Our system is designed for “bring-your-own-data” without the breach. We focus on strict tenant segregation, predictable cost controls, and repeatable data‑in pipelines, backed by a comprehensive risk register and a scoped technical implementation.

K Pro’s permission system is designed so agents inherit user and organizational entitlements. These can be restricted per dataset, tool and action. The goal is auditable, revocable, least‑privilege execution (including for external collaborators) to avoid “agent sprawl”.

We lean on cloud‑native data planes for scale and observability so Agentic AI activity can be easily tracked. In the future, K Pro will allow users to audit their data to see how it has been accessed and used.

When integrating LLMs or third‑party services, we choose hosting options that guarantee privacy for inputs and outputs and we run formal risk assessments at every major change.

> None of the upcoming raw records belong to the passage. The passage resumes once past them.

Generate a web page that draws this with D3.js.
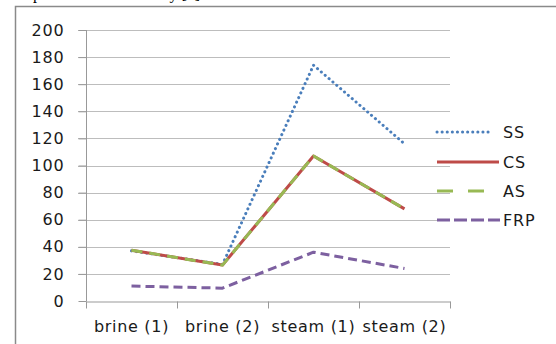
<!DOCTYPE html>
<html><head><meta charset="utf-8">
<script src="https://cdn.jsdelivr.net/npm/d3@7"></script>
<style>body{margin:0;background:#fff}svg{display:block}</style>
</head><body>
<svg id="c" width="556" height="344"></svg>
<script>
const categories = ["brine (1)", "brine (2)", "steam (1)", "steam (2)"];
const seriesNames = ["SS", "CS", "AS", "FRP"];
const ssValues = [37, 27, 174, 116];
const csValues = [37.5, 26.5, 107, 68];
const asValues = [37.5, 26.5, 107, 68];
const frpValues = [11, 9.5, 36, 24];
const yTicks = [0, 20, 40, 60, 80, 100, 120, 140, 160, 180, 200];

const svg = d3.select("#c");
const font = "DejaVu Sans, sans-serif";

// clipped caption from the page above
svg.append("text").attr("x", 33).attr("y", -1)
  .attr("font-family", "Liberation Serif, serif").attr("font-size", 16)
  .text("performance summary [5]");

// outer frame (left and top)
svg.append("path").attr("d", "M15.5,344 L15.5,6.5 L556,6.5")
  .attr("fill", "none").attr("stroke", "#8a8a8a").attr("stroke-width", 1.5);

const x = d3.scaleBand().domain(categories).range([86, 450]);
const y = d3.scaleLinear().domain([0, 200]).range([301, 30]);

// grid
svg.append("g").selectAll("line").data(yTicks.filter(d => d > 0)).join("line")
  .attr("x1", 78).attr("x2", 450)
  .attr("y1", d => Math.round(y(d)) + 0.5).attr("y2", d => Math.round(y(d)) + 0.5)
  .attr("stroke", "#bdbdbd").attr("stroke-width", 1.2);

// y axis
const ya = svg.append("g").attr("transform", "translate(86.5,0)")
  .call(d3.axisLeft(y).tickValues(yTicks).tickSize(8).tickPadding(14));
ya.select(".domain").attr("stroke", "#999").attr("d", "M0,30V301");
ya.selectAll(".tick line").attr("stroke", "#999");
ya.selectAll("text").attr("font-family", font).attr("font-size", 16)
  .attr("letter-spacing", 0.8).attr("fill", "#1a1a1a");

// x axis
const xa = svg.append("g").attr("transform", "translate(0,301.5)")
  .call(d3.axisBottom(x).tickSize(0).tickPadding(19));
xa.select(".domain").attr("stroke", "#999");
xa.selectAll("text").attr("font-family", font).attr("font-size", 16)
  .attr("letter-spacing", 0.7).attr("fill", "#1a1a1a");
const bounds = [86, ...categories.map(c => x(c) + x.bandwidth())];
xa.selectAll(".bt").data(bounds).join("line").attr("class", "bt")
  .attr("x1", d => d + 0.5).attr("x2", d => d + 0.5).attr("y1", 0).attr("y2", 7)
  .attr("stroke", "#999");

const styles = {
  SS: {color: "#4a7ebb", dash: "0.1 5", cap: "round", w: 3, leg: "0.1 5"},
  CS: {color: "#be4b48", dash: null, cap: "butt", w: 3, leg: null},
  AS: {color: "#98b954", dash: "11 7", cap: "butt", w: 3, leg: "16 15"},
  FRP: {color: "#7d60a0", dash: "9 5", cap: "butt", w: 3, leg: "13 4"}
};
const data = {SS: ssValues, CS: csValues, AS: asValues, FRP: frpValues};
const line = d3.line().x((d, i) => x(categories[i]) + x.bandwidth() / 2).y(d => y(d));

seriesNames.forEach(n => {
  const s = styles[n];
  svg.append("path").datum(data[n]).attr("d", line)
    .attr("fill", "none").attr("stroke", s.color).attr("stroke-width", s.w)
    .attr("stroke-dasharray", s.dash).attr("stroke-linecap", s.cap)
    .attr("stroke-linejoin", "round");
});

// legend
const legY = [132, 162, 191, 220];
const legEnd = [493, 499, 486, 500];
seriesNames.forEach((n, i) => {
  const s = styles[n];
  svg.append("line").attr("x1", 437).attr("x2", legEnd[i])
    .attr("y1", legY[i]).attr("y2", legY[i])
    .attr("stroke", s.color).attr("stroke-width", s.w)
    .attr("stroke-dasharray", s.leg).attr("stroke-linecap", s.cap);
  svg.append("text").attr("x", 503).attr("y", legY[i] + 6)
    .attr("font-family", font).attr("font-size", 16).attr("letter-spacing", 0.8)
    .attr("fill", "#1a1a1a").text(n);
});
</script>
</body></html>
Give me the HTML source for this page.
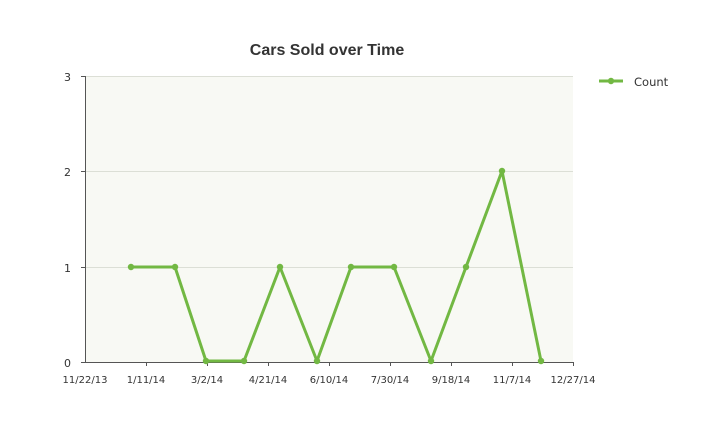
<!DOCTYPE html>
<html><head><meta charset="utf-8"><style>
html,body{margin:0;padding:0;background:#fff;}
svg{display:block;font-family:"DejaVu Sans","Liberation Sans",sans-serif;}
</style></head><body>
<svg width="718" height="431" viewBox="0 0 718 431">
<rect x="85" y="76" width="488" height="286" fill="#f8f9f4"/>
<g stroke="#dcdfd6" stroke-width="1">
<line x1="85" y1="76.5" x2="573" y2="76.5"/>
<line x1="85" y1="171.5" x2="573" y2="171.5"/>
<line x1="85" y1="267.5" x2="573" y2="267.5"/>
</g>
<g stroke="#555" stroke-width="1">
<line x1="85.5" y1="76" x2="85.5" y2="362"/>
<line x1="85" y1="362.5" x2="573" y2="362.5"/>
<line x1="81" y1="76.5" x2="85" y2="76.5"/>
<line x1="81" y1="171.5" x2="85" y2="171.5"/>
<line x1="81" y1="267.5" x2="85" y2="267.5"/>
<line x1="81" y1="362.5" x2="85" y2="362.5"/>
<line x1="146.5" y1="362" x2="146.5" y2="366"/>
<line x1="207.5" y1="362" x2="207.5" y2="366"/>
<line x1="268.5" y1="362" x2="268.5" y2="366"/>
<line x1="329.5" y1="362" x2="329.5" y2="366"/>
<line x1="390.5" y1="362" x2="390.5" y2="366"/>
<line x1="451.5" y1="362" x2="451.5" y2="366"/>
<line x1="512.5" y1="362" x2="512.5" y2="366"/>
<line x1="573.5" y1="362" x2="573.5" y2="366"/>
</g>
<g font-size="11" fill="#333" text-anchor="end">
<text x="71" y="81">3</text><text x="71" y="176">2</text><text x="71" y="272">1</text><text x="71" y="367">0</text>
</g>
<g font-size="10" fill="#333" text-anchor="middle">
<text x="85" y="383">11/22/13</text><text x="146" y="383">1/11/14</text><text x="207" y="383">3/2/14</text>
<text x="268" y="383">4/21/14</text><text x="329" y="383">6/10/14</text><text x="390" y="383">7/30/14</text>
<text x="451" y="383">9/18/14</text><text x="512" y="383">11/7/14</text><text x="573" y="383">12/27/14</text>
</g>
<text x="327" y="55" font-size="16" fill="#333" text-anchor="middle" font-weight="bold" font-family="Liberation Sans, sans-serif">Cars Sold over Time</text>
<polyline fill="none" stroke="#72b843" stroke-width="3" stroke-linejoin="round" points="131,267 175,267 206,361 244,361 280,267 317,361 351,267 394,267 431,361 466,267 502,171 541,361"/>
<g fill="#72b843">
<circle cx="131" cy="267" r="3.2"/><circle cx="175" cy="267" r="3.2"/><circle cx="206" cy="361" r="3.2"/><circle cx="244" cy="361" r="3.2"/>
<circle cx="280" cy="267" r="3.2"/><circle cx="317" cy="361" r="3.2"/><circle cx="351" cy="267" r="3.2"/><circle cx="394" cy="267" r="3.2"/>
<circle cx="431" cy="361" r="3.2"/><circle cx="466" cy="267" r="3.2"/><circle cx="502" cy="171" r="3.2"/><circle cx="541" cy="361" r="3.2"/>
</g>
<line x1="599" y1="81" x2="623" y2="81" stroke="#72b843" stroke-width="3"/>
<circle cx="611" cy="81" r="3.2" fill="#72b843"/>
<text x="634" y="86" font-size="11.5" fill="#333">Count</text>
</svg>
</body></html>
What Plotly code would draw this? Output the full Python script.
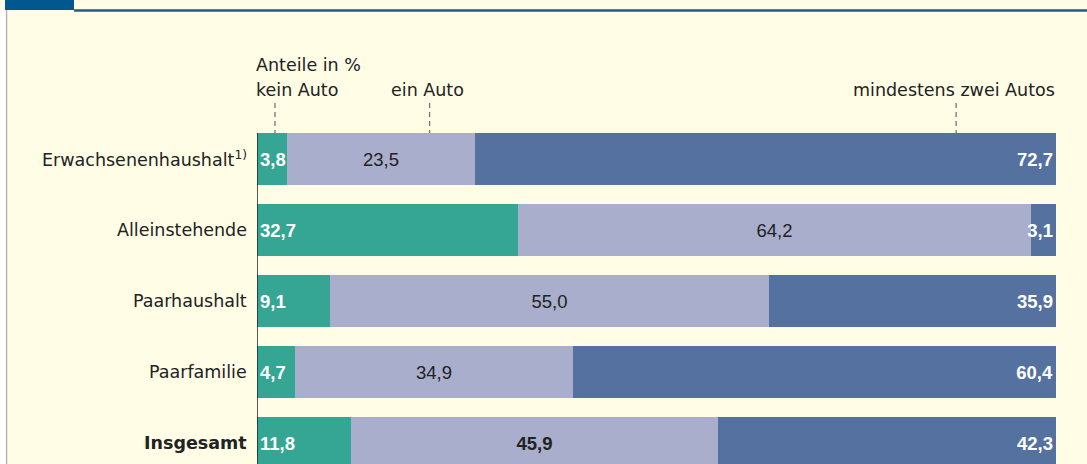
import plotly.graph_objects as go

categories = ["Erwachsenenhaushalt<sup>1)</sup>", "Alleinstehende", "Paarhaushalt", "Paarfamilie", "<b>Insgesamt</b>"]
kein_auto = [3.8, 32.7, 9.1, 4.7, 11.8]
ein_auto = [23.5, 64.2, 55.0, 34.9, 45.9]
zwei_autos = [72.7, 3.1, 35.9, 60.4, 42.3]
series_names = ["kein Auto", "ein Auto", "mindestens zwei Autos"]

BG = "#FFFDE6"
TEAL = "#35A594"
LAV = "#A8AECB"
BLUE = "#55719F"
FONT = "DejaVu Sans"
NUMFONT = "Liberation Sans"
FS = 17.5
NFS = 18.5
TXT = "#222222"

ypos = list(range(len(categories)))

def fmt(v, bold=False):
    s = f"{v:.1f}".replace(".", ",")
    return f"<b>{s}</b>" if bold else s

fig = go.Figure()
fig.add_trace(go.Bar(
    y=ypos, x=kein_auto, orientation="h", name=series_names[0],
    marker=dict(color=TEAL, line=dict(width=0)), width=0.732,
    text=[fmt(v, True) for v in kein_auto], textposition="inside",
    insidetextanchor="start", textangle=0, constraintext="none",
    textfont=dict(color="white", size=NFS, family=NUMFONT),
))
fig.add_trace(go.Bar(
    y=ypos, x=ein_auto, orientation="h", name=series_names[1],
    marker=dict(color=LAV, line=dict(width=0)), width=0.732,
    text=[fmt(v, i == 4) for i, v in enumerate(ein_auto)], textposition="inside",
    insidetextanchor="middle", textangle=0, constraintext="none",
    textfont=dict(color=TXT, size=NFS, family=NUMFONT),
))
fig.add_trace(go.Bar(
    y=ypos, x=zwei_autos, orientation="h", name=series_names[2],
    marker=dict(color=BLUE, line=dict(width=0)), width=0.732,
    text=[fmt(v, True) for v in zwei_autos], textposition="inside",
    insidetextanchor="end", textangle=0, constraintext="none",
    textfont=dict(color="white", size=NFS, family=NUMFONT),
))

annotations = []
for i, c in enumerate(categories):
    annotations.append(dict(x=0, y=i, xref="x", yref="y", text=c, showarrow=False,
                            xanchor="right", yanchor="middle", xshift=-8,
                            font=dict(size=FS, family=FONT, color=TXT)))
annotations += [
    dict(x=0, y=-1.32, xref="x", yref="y", text="Anteile in %", showarrow=False,
         xanchor="left", yanchor="middle", xshift=-3, font=dict(size=FS, family=FONT, color=TXT)),
    dict(x=0, y=-0.97, xref="x", yref="y", text="kein Auto", showarrow=False,
         xanchor="left", yanchor="middle", xshift=-3, font=dict(size=FS, family=FONT, color=TXT)),
    dict(x=21.3, y=-0.97, xref="x", yref="y", text="ein Auto", showarrow=False,
         xanchor="center", yanchor="middle", font=dict(size=FS, family=FONT, color=TXT)),
    dict(x=100, y=-0.97, xref="x", yref="y", text="mindestens zwei Autos", showarrow=False,
         xanchor="right", yanchor="middle", xshift=1, font=dict(size=FS, family=FONT, color=TXT)),
]

shapes = []
for xv in [2.25, 21.6, 87.5]:
    shapes.append(dict(type="line", xref="x", yref="y", x0=xv, x1=xv, y0=-0.79, y1=-0.366,
                       line=dict(color="#777777", width=1.3, dash="5px,4px")))
# baseline
shapes.append(dict(type="line", xref="x", yref="paper", x0=0, x1=0, y0=0, y1=(464 - 133) / 464,
                   line=dict(color="#222222", width=1.5), layer="above"))
# frame decorations
shapes.append(dict(type="rect", xref="paper", yref="paper", x0=-252 / 799, x1=-183 / 799,
                   y0=1 - 10 / 464, y1=1, fillcolor="#00588E", line=dict(width=0), layer="above"))
shapes.append(dict(type="line", xref="paper", yref="paper", x0=-183 / 799, x1=1 + 31 / 799,
                   y0=1 - 10.5 / 464, y1=1 - 10.5 / 464, line=dict(color="#1D5C8C", width=2.5)))
shapes.append(dict(type="line", xref="paper", yref="paper", x0=-250.5 / 799, x1=-250.5 / 799,
                   y0=0, y1=1 - 10 / 464, line=dict(color="#B0B0B0", width=1.5)))
shapes.append(dict(type="rect", xref="paper", yref="paper", x0=-257 / 799, x1=-251.3 / 799,
                   y0=0, y1=1 - 10 / 464, fillcolor="#FFFFFF", line=dict(width=0)))

fig.update_layout(
    width=1087, height=464,
    margin=dict(l=257, r=31, t=0, b=0),
    barmode="stack", bargap=0,
    paper_bgcolor=BG, plot_bgcolor=BG,
    showlegend=False,
    annotations=annotations, shapes=shapes,
    xaxis=dict(range=[0, 100], visible=False, fixedrange=True),
    yaxis=dict(range=[(464 - 159) / 71, -159 / 71], visible=False, fixedrange=True),
    uniformtext=dict(mode=False),
    font=dict(family=FONT, size=FS),
)

fig.write_html("out.html", config=dict(displayModeBar=False),
               post_script="document.body.style.margin='0';document.body.style.overflow='hidden';")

We can use federated data access when needed, for example when building federated external control arms (see our recent Nature paper). Where data cannot move, we bring computation to the data using federated learning and related patterns. This enables our agents to aggregate insight without centralising patient data.

We comply with the highest levels of external audit. We operate under ISO 27001 for information security, with recurring internal and external audits. ISO 27001 requires documented policies, frequent risk assessments, ongoing training, leadership involvement, and periodic review to keep security measures effective against evolving threats. Operationally, day in day out we run automated cybersecurity monitoring tools, threat and vulnerability detection and remediation. This is the backbone of our continuous data protection strategy.

So what now for agentic AI?

Data protection and governance remains the defining constraint for agentic AI in healthcare. The systems we trust with biology must be secure by default, private by construction and transparent in operation.

This is the first major hurdle for agentic AI providers to overcome in order to make agentic AI a standard tool within the pharmaceutical industry. First the industry needs to trust its data will be safe in the hands of the new agents. Then agentic AI’s true utility will start to show itself.